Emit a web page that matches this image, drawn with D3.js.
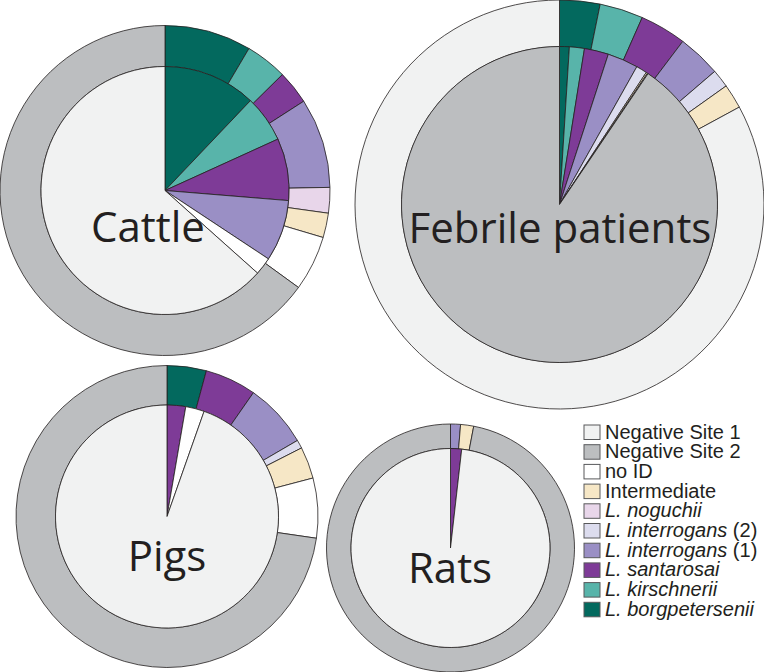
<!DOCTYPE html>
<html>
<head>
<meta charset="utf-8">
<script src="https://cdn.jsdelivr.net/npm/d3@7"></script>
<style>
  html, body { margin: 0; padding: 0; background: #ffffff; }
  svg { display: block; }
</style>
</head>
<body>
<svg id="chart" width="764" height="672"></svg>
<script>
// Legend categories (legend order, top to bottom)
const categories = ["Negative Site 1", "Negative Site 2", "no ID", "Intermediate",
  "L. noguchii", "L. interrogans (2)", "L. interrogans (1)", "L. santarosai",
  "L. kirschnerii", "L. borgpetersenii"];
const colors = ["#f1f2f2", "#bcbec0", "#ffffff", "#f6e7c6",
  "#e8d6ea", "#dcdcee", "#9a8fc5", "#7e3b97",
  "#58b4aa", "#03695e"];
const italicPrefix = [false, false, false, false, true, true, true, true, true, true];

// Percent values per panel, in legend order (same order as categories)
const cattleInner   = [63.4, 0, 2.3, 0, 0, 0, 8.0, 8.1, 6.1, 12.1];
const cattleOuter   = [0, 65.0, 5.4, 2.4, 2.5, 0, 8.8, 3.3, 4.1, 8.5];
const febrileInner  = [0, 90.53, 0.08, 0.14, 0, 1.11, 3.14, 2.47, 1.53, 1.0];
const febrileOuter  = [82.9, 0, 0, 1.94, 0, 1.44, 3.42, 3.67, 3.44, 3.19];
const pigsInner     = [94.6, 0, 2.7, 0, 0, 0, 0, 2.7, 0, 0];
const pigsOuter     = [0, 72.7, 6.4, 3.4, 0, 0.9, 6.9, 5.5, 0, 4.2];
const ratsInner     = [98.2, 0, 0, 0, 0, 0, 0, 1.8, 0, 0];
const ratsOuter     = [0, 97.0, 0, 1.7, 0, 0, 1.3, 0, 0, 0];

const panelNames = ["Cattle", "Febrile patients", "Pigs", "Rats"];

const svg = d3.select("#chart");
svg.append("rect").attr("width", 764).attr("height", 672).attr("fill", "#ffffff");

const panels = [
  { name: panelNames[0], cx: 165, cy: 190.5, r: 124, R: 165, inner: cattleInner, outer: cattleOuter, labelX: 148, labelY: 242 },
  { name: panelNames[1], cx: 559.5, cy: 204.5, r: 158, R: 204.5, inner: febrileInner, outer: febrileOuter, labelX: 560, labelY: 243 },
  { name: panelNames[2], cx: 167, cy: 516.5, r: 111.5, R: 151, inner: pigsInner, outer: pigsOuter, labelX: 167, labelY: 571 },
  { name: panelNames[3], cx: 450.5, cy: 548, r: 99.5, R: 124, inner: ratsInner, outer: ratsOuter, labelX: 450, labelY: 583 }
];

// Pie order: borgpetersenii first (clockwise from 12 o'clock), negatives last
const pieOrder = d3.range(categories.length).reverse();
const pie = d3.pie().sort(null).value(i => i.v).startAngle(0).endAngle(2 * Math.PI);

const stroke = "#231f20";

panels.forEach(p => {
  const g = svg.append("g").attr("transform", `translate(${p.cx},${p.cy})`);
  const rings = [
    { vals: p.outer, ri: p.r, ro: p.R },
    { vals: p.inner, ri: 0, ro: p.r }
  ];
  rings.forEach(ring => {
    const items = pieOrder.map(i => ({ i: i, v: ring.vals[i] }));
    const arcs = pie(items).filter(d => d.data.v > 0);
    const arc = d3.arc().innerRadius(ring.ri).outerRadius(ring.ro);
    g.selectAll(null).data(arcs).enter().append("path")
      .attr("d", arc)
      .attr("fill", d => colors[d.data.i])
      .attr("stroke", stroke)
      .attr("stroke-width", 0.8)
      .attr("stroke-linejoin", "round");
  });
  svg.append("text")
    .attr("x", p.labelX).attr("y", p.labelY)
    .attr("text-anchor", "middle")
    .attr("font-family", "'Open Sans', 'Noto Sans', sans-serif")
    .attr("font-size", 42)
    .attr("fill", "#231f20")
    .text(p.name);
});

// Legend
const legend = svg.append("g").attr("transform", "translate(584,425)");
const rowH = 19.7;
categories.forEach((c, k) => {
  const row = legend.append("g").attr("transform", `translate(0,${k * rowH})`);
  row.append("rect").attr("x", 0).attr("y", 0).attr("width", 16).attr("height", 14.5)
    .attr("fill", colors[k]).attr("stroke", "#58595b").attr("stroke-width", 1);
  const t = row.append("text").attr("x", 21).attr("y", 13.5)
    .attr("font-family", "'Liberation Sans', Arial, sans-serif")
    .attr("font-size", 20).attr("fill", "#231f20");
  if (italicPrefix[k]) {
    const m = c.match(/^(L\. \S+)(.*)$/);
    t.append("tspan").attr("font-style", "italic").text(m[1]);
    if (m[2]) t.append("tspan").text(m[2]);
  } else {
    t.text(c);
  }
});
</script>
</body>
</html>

++++++++

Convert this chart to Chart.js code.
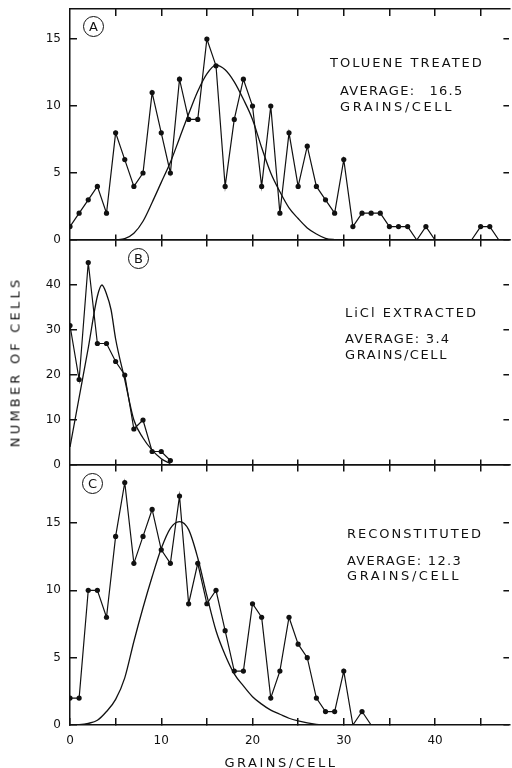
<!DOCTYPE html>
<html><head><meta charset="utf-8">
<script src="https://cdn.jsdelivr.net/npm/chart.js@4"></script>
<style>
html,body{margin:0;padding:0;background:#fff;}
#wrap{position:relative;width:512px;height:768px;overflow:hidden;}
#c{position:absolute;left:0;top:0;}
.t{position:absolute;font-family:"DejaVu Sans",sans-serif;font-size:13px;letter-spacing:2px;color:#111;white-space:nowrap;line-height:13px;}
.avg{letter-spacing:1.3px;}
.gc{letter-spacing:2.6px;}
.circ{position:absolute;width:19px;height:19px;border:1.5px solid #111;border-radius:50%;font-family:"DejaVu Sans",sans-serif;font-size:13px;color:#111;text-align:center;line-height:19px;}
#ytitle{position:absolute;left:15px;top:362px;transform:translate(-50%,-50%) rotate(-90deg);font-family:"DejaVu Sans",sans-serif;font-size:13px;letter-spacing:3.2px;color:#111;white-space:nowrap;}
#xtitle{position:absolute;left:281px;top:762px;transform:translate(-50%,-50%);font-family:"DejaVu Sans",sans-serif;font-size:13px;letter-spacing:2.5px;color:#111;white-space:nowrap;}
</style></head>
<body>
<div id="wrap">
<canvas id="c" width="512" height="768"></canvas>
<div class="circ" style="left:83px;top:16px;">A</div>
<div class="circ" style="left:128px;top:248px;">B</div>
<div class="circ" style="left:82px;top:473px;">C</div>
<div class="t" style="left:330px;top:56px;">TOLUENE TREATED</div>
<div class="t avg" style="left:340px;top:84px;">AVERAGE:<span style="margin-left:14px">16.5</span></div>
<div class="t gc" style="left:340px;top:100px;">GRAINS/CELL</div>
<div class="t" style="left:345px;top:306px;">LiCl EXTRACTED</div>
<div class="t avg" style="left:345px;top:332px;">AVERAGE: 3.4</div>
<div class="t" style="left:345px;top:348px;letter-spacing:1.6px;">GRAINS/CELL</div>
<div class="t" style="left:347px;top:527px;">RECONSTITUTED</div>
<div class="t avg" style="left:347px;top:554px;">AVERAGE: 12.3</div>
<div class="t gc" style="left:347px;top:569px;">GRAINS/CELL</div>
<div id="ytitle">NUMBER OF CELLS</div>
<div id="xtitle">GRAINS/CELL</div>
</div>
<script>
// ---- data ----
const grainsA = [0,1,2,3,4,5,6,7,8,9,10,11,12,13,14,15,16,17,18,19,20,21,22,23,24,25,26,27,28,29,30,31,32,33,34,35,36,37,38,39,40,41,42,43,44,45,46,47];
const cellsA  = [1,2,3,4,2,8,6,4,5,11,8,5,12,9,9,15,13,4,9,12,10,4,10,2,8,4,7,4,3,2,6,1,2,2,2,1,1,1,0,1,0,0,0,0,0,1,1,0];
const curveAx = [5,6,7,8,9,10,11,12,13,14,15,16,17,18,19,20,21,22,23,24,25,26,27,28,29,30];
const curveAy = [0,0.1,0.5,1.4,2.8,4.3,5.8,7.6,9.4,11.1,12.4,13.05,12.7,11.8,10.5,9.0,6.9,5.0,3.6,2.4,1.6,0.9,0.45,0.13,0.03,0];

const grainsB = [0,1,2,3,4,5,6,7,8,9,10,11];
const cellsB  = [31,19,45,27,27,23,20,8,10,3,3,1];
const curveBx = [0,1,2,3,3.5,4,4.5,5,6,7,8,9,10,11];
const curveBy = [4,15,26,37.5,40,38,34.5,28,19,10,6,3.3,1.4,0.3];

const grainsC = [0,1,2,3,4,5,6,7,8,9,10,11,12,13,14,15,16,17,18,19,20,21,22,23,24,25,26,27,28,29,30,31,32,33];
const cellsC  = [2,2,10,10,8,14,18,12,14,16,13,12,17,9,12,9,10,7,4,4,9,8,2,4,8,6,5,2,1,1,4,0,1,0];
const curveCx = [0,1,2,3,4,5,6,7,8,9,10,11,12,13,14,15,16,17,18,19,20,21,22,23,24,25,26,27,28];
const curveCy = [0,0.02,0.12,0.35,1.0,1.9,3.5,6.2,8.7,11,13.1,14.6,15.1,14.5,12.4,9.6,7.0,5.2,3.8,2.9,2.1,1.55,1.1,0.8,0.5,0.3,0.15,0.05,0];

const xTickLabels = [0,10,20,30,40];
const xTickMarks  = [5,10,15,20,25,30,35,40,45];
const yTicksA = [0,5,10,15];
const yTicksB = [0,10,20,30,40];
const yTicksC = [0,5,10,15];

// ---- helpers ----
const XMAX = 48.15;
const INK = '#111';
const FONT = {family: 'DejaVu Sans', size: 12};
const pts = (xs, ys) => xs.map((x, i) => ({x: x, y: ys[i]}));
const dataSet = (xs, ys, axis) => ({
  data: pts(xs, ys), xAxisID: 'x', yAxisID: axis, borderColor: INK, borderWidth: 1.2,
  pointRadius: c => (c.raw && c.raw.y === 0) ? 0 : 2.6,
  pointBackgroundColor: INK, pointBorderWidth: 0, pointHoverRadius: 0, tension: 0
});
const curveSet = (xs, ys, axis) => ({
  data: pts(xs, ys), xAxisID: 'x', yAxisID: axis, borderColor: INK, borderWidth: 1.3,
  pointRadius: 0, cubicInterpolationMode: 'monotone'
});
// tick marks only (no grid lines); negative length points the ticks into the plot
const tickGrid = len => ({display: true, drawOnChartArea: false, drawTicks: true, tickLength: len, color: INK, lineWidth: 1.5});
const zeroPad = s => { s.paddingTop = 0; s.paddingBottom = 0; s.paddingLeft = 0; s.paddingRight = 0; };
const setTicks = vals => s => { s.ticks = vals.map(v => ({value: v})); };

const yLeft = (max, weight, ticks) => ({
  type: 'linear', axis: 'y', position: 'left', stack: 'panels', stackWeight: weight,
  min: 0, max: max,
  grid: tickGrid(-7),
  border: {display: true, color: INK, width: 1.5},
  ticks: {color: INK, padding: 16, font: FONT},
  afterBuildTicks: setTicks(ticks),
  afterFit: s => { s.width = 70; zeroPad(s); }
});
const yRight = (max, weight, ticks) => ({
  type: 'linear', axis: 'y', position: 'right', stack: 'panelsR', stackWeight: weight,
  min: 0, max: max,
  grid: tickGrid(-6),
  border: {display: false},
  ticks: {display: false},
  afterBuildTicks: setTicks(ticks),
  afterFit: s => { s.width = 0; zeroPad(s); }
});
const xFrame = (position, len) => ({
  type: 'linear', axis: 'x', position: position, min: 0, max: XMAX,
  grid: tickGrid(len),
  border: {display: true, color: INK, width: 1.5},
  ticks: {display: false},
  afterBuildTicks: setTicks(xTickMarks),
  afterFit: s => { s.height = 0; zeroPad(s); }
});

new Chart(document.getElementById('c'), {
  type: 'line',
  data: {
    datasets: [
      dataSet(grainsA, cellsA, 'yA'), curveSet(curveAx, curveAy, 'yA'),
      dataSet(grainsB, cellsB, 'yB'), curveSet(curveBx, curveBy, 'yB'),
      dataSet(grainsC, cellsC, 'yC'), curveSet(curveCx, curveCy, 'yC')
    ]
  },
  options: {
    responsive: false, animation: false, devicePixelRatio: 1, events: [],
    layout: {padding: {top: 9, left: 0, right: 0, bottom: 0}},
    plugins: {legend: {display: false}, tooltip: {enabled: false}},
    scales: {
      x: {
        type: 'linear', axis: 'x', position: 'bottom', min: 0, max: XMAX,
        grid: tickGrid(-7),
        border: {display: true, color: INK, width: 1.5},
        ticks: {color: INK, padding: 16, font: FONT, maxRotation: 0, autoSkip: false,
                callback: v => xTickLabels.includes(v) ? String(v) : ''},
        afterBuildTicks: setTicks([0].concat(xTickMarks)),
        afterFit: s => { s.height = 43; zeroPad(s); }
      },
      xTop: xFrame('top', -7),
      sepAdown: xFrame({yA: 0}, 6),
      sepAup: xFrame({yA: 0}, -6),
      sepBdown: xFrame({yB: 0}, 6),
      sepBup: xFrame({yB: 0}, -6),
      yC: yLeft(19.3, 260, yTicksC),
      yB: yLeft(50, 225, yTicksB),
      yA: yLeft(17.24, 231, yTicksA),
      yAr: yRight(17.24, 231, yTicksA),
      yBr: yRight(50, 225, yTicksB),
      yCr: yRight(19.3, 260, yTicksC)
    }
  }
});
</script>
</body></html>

++++++++

WRITTEN REQUEST
From the data, collect all lines where the string "this" appears.

RESPONSE
Emit a web page that matches this image, drawn with D3.js.
Convert this chart to Chart.js code.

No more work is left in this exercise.